Sinais no escuro
Em cima dos acontecimentos chega a ser difícil apercebermo‑nos do brutal retrocesso civilizacional a que fomos condenados desde o início desta guerra. Acima de tudo pela tragédia das mortes e a barbaridade da destruição, mas também pela forma como se impôs um súbito imobilismo perante a emergência climática.
O resultado é que, em poucos meses, recuámos no tempo a uma escala troglodítica: além de uma guerra feroz na Europa e de uma exponencial corrida ao armamento, volta‑se a queimar carvão para acender a luz e aquecer as casas quando chegar o inverno; regressam os mega‑interesses da fissão nuclear; e ficámos ainda mais escravos das petrolíferas cujos lucros dispararam e que os Estados continuam a dispensar de pagar impostos sobre esses lucros extraordinários, apesar das insistências do Secretário Geral das Nações Unidas e do próprio FMI.
E tudo isto quando estávamos prestes a assegurar novas conquistas na transição energética. Contudo, o tempo está aí a contar e as novas gerações não desapareceram nem perderam a consciência que vinham manifestando da necessidade urgente de mudar. Mudar não só o mix energético, mas mudar o poder dos grandes poderes predatórios e mudar o futuro para uma trajectória convergente entre a vida e o planeta.

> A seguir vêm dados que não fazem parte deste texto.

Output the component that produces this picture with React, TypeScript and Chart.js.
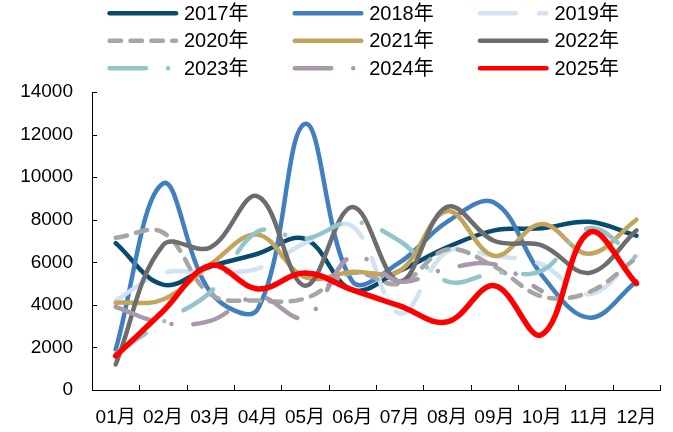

São pequenos os vestígios de mudança e sobretudo muito ambivalentes, mas estão cá e merecem atenção. Nos EUA o pacote ambiental de Joe Biden recentemente aprovado tem algo de faustiano, mas antes este que nenhum. Na UE, apesar de se ter metido parte do Pacto Ecológico Europeu na gaveta, não se esqueceu nem o potencial do hidrogénio verde, nem o solar, nem a eólica off‑shore, nem a eficiência e a poupança. Apesar de toda a raiva que a actual situação levanta a todos os que vêem o futuro subitamente levado a um nível de risco de insustentabilidade tão extrema, fica também cada vez mais clara a necessidade de fazer a transição energética depressa e de forma justa e integrada. É aí que a comunicação e a informação se tornam tão importantes.
Serão elas que não nos deixarão esquecer o que importa e nos mobilizam para o futuro mesmo que o tempo pareça ter andado para trás.
A ciência, a tecnologia, a participação cidadã, a atenção da opinião pública sobre as condições em que as medidas de urgência foram agora tomadas, são, nesta altura, essenciais. Se tudo voltou para trás tão depressa, será possível também, e oxalá que em breve, pôr tudo de volta a andar para a frente outra vez. Há que estar informado, atento, agir e pressionar.